Extract each line from the entries below that has the string "this" in it.

===== Extracted information =====

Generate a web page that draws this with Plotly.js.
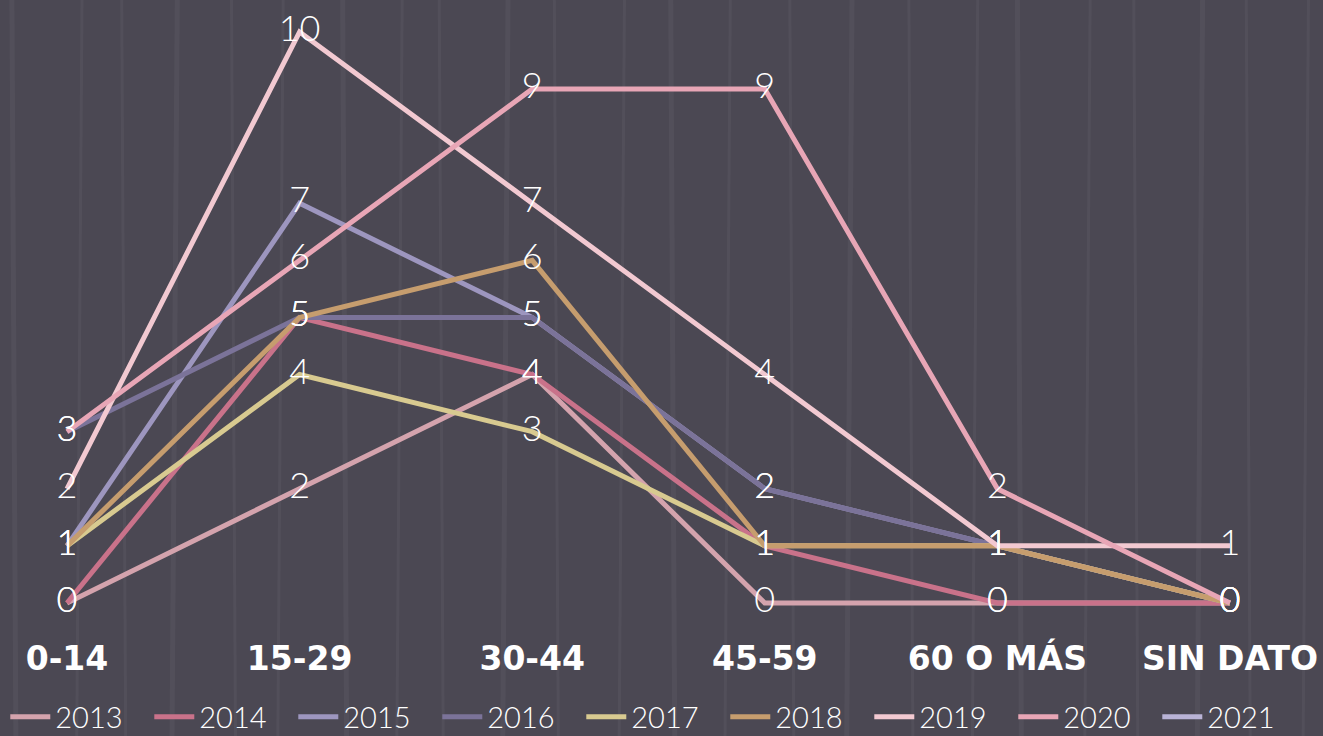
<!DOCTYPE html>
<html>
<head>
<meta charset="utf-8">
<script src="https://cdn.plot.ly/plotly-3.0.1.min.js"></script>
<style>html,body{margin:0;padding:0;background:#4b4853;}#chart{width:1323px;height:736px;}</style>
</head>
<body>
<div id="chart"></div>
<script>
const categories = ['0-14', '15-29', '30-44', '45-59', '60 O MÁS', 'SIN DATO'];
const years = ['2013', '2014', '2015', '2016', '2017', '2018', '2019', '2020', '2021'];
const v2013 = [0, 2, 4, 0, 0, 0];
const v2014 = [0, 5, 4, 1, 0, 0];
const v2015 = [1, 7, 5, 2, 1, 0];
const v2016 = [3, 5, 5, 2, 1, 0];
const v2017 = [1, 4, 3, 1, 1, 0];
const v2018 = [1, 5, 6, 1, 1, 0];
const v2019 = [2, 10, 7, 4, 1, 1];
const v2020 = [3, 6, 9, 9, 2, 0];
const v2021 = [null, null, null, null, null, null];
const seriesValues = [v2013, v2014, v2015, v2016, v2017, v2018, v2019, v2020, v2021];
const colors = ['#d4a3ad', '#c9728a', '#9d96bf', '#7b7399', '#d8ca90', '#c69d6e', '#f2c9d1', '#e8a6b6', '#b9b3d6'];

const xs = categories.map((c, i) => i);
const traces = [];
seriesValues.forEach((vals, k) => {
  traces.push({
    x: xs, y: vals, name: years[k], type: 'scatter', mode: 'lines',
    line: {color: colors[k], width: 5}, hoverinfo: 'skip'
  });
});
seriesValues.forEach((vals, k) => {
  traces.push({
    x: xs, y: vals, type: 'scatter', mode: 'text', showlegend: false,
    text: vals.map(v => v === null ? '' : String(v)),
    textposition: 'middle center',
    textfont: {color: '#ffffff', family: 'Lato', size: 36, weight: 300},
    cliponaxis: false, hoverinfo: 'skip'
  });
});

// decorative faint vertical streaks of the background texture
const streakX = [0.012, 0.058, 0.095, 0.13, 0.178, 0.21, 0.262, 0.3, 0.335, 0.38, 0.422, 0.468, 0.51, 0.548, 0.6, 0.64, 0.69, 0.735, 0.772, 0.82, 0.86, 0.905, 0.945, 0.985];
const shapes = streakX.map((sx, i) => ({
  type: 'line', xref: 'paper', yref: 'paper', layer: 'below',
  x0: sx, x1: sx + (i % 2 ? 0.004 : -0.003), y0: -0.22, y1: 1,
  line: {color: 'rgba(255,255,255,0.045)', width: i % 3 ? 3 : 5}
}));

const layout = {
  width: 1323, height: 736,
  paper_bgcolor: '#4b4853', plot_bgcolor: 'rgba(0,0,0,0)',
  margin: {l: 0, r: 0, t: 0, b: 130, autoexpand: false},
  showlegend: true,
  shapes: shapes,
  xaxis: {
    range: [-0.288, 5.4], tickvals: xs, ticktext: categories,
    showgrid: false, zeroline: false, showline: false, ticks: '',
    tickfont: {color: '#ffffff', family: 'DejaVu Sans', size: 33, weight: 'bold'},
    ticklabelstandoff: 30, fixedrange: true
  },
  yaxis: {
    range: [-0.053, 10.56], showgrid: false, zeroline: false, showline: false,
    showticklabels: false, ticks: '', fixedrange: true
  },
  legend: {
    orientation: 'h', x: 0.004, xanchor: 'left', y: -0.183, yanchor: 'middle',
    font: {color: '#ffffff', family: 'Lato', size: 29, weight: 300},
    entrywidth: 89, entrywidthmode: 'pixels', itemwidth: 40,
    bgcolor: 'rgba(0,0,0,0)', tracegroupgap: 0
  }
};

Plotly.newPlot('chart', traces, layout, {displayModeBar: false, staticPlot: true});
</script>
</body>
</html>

=====
===== Extracted information =====

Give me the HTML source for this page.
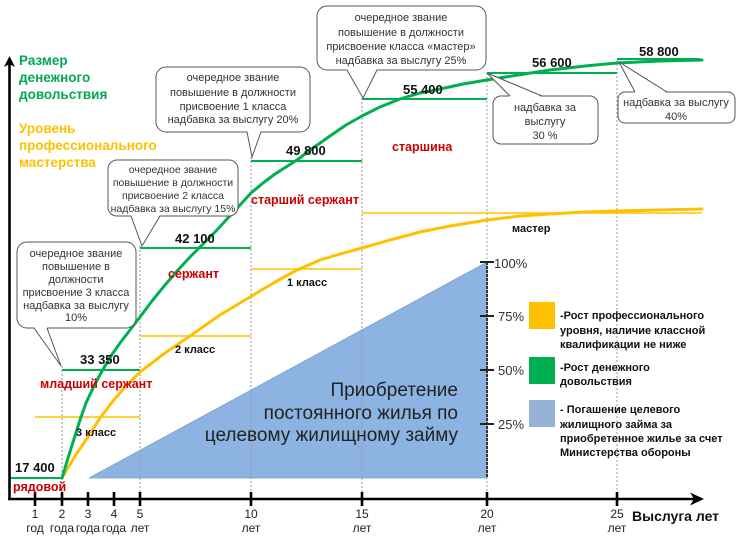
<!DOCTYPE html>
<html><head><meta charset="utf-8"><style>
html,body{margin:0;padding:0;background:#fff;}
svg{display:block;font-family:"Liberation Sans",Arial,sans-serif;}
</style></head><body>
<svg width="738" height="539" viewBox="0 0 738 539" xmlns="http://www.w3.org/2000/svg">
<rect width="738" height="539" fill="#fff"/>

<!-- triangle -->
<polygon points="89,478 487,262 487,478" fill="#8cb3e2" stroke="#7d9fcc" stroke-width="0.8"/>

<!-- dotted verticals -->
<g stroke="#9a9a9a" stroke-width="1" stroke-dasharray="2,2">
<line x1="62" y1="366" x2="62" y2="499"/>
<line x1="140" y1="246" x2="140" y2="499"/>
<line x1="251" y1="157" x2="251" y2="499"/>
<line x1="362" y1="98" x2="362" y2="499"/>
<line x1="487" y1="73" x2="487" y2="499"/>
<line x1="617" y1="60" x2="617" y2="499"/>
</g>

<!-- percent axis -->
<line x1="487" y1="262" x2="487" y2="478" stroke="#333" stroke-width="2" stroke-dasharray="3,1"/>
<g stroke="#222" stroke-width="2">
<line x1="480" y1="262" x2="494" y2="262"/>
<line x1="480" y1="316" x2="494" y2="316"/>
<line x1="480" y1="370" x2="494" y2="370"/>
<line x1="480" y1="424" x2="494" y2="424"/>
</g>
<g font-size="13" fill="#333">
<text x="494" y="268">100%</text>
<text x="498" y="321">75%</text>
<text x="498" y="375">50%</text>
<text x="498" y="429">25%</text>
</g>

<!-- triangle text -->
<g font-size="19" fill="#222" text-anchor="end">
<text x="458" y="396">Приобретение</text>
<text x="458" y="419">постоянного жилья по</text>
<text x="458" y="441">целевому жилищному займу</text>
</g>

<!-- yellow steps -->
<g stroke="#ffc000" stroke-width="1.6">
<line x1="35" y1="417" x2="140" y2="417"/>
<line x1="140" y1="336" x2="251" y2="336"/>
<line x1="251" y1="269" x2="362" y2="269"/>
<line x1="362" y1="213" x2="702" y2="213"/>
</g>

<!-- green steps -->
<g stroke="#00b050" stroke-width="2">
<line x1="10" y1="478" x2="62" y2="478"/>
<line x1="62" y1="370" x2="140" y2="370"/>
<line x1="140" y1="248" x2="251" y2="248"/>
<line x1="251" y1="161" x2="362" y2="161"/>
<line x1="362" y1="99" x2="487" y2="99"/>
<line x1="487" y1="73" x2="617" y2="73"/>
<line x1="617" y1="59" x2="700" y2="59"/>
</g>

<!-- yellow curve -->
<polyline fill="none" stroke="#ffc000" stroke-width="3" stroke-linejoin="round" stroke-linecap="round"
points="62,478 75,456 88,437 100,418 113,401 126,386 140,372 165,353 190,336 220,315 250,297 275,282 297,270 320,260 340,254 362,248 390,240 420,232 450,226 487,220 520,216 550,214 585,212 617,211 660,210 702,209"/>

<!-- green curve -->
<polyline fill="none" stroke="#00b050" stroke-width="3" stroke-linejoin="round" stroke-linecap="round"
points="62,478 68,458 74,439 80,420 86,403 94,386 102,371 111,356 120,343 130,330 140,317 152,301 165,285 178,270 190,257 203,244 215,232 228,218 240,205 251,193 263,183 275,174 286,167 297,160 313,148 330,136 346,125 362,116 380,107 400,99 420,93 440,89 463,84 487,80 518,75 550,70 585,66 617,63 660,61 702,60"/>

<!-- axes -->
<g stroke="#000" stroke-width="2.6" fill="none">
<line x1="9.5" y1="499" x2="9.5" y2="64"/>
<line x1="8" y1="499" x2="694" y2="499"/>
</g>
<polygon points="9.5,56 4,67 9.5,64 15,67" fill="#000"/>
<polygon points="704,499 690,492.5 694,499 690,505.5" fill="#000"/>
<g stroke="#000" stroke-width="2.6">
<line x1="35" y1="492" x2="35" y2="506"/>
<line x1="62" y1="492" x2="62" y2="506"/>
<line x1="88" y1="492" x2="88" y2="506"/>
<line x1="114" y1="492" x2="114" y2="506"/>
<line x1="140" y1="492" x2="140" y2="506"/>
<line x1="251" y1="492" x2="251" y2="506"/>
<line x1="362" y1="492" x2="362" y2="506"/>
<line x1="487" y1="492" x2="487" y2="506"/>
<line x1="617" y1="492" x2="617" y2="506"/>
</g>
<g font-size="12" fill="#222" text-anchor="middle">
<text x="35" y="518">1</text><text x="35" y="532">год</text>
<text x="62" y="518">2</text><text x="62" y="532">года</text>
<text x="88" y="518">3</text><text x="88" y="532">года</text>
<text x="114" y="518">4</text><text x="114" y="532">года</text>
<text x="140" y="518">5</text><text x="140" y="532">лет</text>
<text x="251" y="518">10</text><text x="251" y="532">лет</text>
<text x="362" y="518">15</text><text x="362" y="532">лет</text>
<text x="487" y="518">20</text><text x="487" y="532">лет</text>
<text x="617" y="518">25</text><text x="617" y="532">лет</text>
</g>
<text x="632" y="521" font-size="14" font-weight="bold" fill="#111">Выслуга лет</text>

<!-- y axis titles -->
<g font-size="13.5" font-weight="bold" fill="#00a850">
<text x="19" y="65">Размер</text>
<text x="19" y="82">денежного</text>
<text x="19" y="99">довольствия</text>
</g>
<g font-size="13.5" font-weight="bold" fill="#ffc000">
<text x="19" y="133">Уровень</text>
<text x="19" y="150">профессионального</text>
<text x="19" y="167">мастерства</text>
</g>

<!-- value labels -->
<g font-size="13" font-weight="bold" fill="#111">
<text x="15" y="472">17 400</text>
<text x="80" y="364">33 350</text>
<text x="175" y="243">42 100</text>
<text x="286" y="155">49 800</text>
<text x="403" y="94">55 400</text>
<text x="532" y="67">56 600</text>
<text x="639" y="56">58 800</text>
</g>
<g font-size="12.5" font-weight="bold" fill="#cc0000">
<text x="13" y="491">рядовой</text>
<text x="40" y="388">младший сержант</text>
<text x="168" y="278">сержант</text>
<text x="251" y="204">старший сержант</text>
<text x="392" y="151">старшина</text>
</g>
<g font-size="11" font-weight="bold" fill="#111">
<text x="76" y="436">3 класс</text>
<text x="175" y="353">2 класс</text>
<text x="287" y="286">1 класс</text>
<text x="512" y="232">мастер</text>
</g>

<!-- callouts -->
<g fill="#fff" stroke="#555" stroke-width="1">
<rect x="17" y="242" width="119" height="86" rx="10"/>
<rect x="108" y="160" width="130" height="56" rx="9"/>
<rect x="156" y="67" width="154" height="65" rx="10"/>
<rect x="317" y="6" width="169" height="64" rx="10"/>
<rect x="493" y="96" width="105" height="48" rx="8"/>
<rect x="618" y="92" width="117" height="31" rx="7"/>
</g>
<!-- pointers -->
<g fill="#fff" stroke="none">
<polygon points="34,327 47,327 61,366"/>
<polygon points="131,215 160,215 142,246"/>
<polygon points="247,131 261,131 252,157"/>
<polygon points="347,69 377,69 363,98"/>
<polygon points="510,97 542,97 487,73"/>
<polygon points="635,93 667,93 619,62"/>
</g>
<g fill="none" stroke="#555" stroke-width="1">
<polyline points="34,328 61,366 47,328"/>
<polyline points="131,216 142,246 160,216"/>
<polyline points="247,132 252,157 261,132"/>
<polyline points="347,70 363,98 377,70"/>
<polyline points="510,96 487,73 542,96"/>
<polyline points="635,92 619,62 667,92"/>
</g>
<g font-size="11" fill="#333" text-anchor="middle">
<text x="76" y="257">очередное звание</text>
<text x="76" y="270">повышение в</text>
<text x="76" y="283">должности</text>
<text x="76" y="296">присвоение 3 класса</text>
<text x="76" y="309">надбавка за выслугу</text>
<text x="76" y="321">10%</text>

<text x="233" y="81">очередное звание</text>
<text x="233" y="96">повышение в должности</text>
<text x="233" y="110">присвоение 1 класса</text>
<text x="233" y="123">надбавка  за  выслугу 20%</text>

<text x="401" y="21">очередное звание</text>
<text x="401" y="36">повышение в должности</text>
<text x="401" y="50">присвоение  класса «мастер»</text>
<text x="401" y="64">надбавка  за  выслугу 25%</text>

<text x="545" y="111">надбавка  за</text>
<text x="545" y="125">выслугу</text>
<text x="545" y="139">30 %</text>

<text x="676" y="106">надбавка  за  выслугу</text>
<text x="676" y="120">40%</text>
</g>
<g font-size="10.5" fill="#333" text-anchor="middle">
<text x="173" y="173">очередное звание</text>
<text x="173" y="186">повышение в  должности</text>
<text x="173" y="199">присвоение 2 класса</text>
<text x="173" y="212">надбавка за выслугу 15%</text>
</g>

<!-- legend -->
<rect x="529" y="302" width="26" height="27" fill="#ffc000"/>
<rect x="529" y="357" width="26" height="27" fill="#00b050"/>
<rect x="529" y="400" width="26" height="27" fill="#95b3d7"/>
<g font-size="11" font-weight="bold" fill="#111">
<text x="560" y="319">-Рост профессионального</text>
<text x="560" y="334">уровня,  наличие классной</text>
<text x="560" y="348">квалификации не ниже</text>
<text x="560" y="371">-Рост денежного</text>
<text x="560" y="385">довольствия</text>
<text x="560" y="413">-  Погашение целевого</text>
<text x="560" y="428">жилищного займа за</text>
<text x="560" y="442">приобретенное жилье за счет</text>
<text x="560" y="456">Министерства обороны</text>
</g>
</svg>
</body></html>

=====

**Solution to the problem**
Generate a web page that draws this with Plotly.js.
Give me the HTML source for this page.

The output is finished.